Banking Family Foundation Coordinates With BLM and Antifa Destruction? What are the odds?
|Stonewall Jackson Relegated to the Dust Bin |
In the years to come, the landscape of public memorials in the United States may change dramatically. This week, one of the nation’s leading philanthropic organizations, the Andrew W. Mellon Foundation, announced plans to commit $250 million toward the establishment of new monuments that better reflect the country’s diverse history.
The so-called “Monuments Project” is the largest campaign in the foundation’s history, reports the New York Times’ Jennifer Schuessler. Over the next five years, the foundation will fund the creation of new “monuments, memorials, or historic storytelling spaces” that tell hidden or marginalized histories, as well as relocating and contextualizing existing monuments and memorials, according to a statement.

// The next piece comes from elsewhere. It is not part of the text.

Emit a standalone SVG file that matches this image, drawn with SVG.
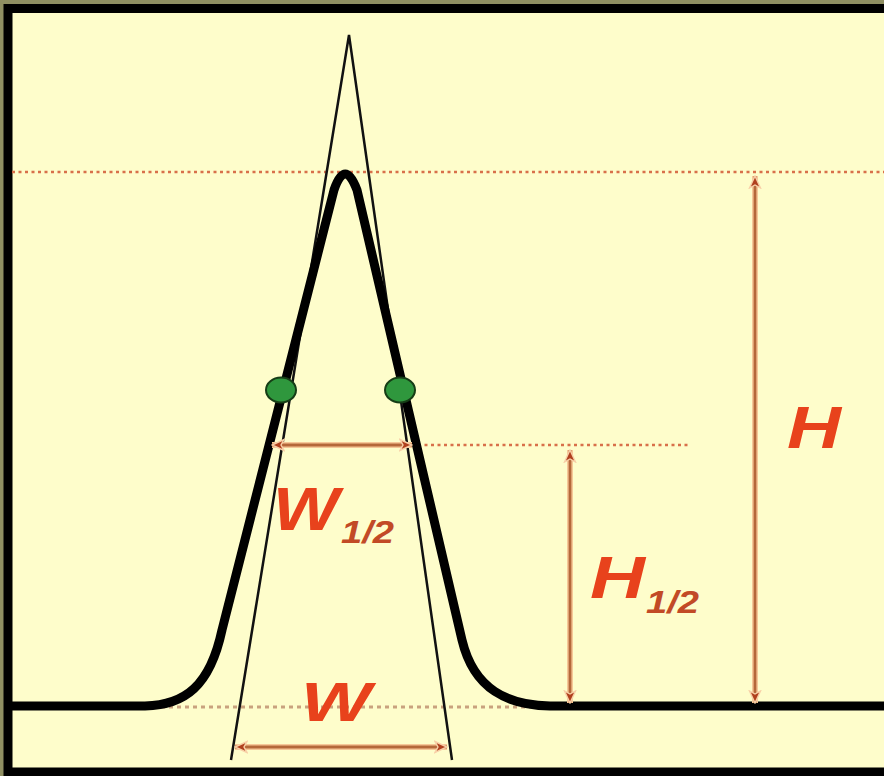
<svg xmlns="http://www.w3.org/2000/svg" width="884" height="776" viewBox="0 0 884 776">
  <style>
    .lbl { font-family: "Liberation Sans", Arial, sans-serif; font-weight: bold; font-style: italic; fill: #e8421c; }
    .sub { font-family: "Liberation Sans", Arial, sans-serif; font-weight: bold; font-style: italic; fill: #c24a26; }
    .glow { stroke: #f6c898; stroke-width: 6; fill: none; }
    .dim { stroke: #b5683a; stroke-width: 2.8; fill: none; marker-start: url(#ah); marker-end: url(#ah); }
    .dotred { stroke: #d8704a; stroke-width: 2.4; stroke-dasharray: 3 3.5; fill: none; }
    .dottan { stroke: #c9a27e; stroke-width: 3; stroke-dasharray: 4 4; fill: none; }
  </style>
  <defs>
    <marker id="ah" viewBox="0 0 14 14" refX="13" refY="7" markerWidth="14" markerHeight="14" markerUnits="userSpaceOnUse" orient="auto-start-reverse">
      <path d="M1,1.5 L13,7 L1,12.5 L4,7 Z" fill="#b0401e" stroke="#f8d0a8" stroke-width="1.4"/>
    </marker>
  </defs>

  <g id="background">
    <rect x="0" y="0" width="884" height="776" fill="#8f8f62"/>
    <rect x="4" y="4" width="880" height="772" fill="#fefdcb"/>
    <path d="M884 8.5 H8 V772 H884" fill="none" stroke="#000" stroke-width="9"/>
  </g>

  <g id="reference-lines">
    <line class="dotred" x1="12" y1="172" x2="884" y2="172"/>
    <line class="dotred" x1="418" y1="445" x2="690" y2="445"/>
    <line class="dottan" x1="145" y1="707" x2="565" y2="707"/>
  </g>

  <g id="triangle">
    <path d="M231 760 L349 35 L452 760" fill="none" stroke="#111" stroke-width="2.5" stroke-linejoin="miter"/>
  </g>

  <g id="peak">
    <path d="M12 706 L145 706 C185 705 210 686 222 630 L334 190 Q345 158 357 190 L462 640 C474 690 508 705 550 706 L884 706" fill="none" stroke="#000" stroke-width="9" stroke-linejoin="round"/>
  </g>

  <g id="half-points">
    <ellipse cx="281" cy="390" rx="15" ry="12.5" fill="#2f973d" stroke="#163d16" stroke-width="2"/>
    <ellipse cx="400" cy="390" rx="15" ry="12.5" fill="#2f973d" stroke="#163d16" stroke-width="2"/>
  </g>

  <g id="connectors">
    <line class="glow" x1="272" y1="445" x2="412" y2="445"/>
    <line class="dim" x1="272" y1="445" x2="412" y2="445"/>
    <line class="glow" x1="570" y1="450" x2="570" y2="703"/>
    <line class="dim" x1="570" y1="450" x2="570" y2="703"/>
    <line class="glow" x1="755" y1="176" x2="755" y2="703"/>
    <line class="dim" x1="755" y1="176" x2="755" y2="703"/>
    <line class="glow" x1="235" y1="747" x2="447" y2="747"/>
    <line class="dim" x1="235" y1="747" x2="447" y2="747"/>
  </g>

  <g id="label-W-half">
    <text class="lbl" x="273" y="530" font-size="62" textLength="66" lengthAdjust="spacingAndGlyphs">W</text>
    <text class="sub" x="341" y="543" font-size="32" textLength="53" lengthAdjust="spacingAndGlyphs">1/2</text>
  </g>
  <g id="label-H-half">
    <text class="lbl" x="590" y="598" font-size="60" textLength="55" lengthAdjust="spacingAndGlyphs">H</text>
    <text class="sub" x="646" y="613" font-size="31" textLength="53" lengthAdjust="spacingAndGlyphs">1/2</text>
  </g>
  <g id="label-H">
    <text class="lbl" x="787" y="448" font-size="60" textLength="54" lengthAdjust="spacingAndGlyphs">H</text>
  </g>
  <g id="label-W">
    <text class="lbl" x="301" y="721" font-size="56" textLength="70" lengthAdjust="spacingAndGlyphs">W</text>
  </g>
</svg>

“The beauty of monuments as a rubric (an explanatory or introductory commentary or visual) is, it’s really a way of asking, ‘How do we say who we are? How do we teach our history in public places?’” says foundation president Elizabeth Alexander to the Times. “… We want to ask how we can help think about how to give form to the beautiful and extraordinary and powerful multiplicity of American stories.”
If we accept the idea of monuments as rubric then we should further comprehend they can be altered in order to change the perception- That's the thinking behind the Mellon Foundations largesse.
Is that okay by you? It seems as if history is being rewritten which is not okay...
Alexander tells the Times that the foundation will not recommend monuments for removal or reevaluation. Instead, she says, the projects Mellon takes on “will depend on who comes to us.”
Speaking with the AP, Alexander adds, “There are so many stories of who we are that need to be told. We don’t have our actual, true history represented in our landscape.”
“This is a way to make generational change in public art and history,” says Farber. “When you impact public art, you’re impacting democracy. ... And I think an investment in a new way of building and gathering around monuments is an investment in democracy.”
Generational change in history? It's all so big brotherish...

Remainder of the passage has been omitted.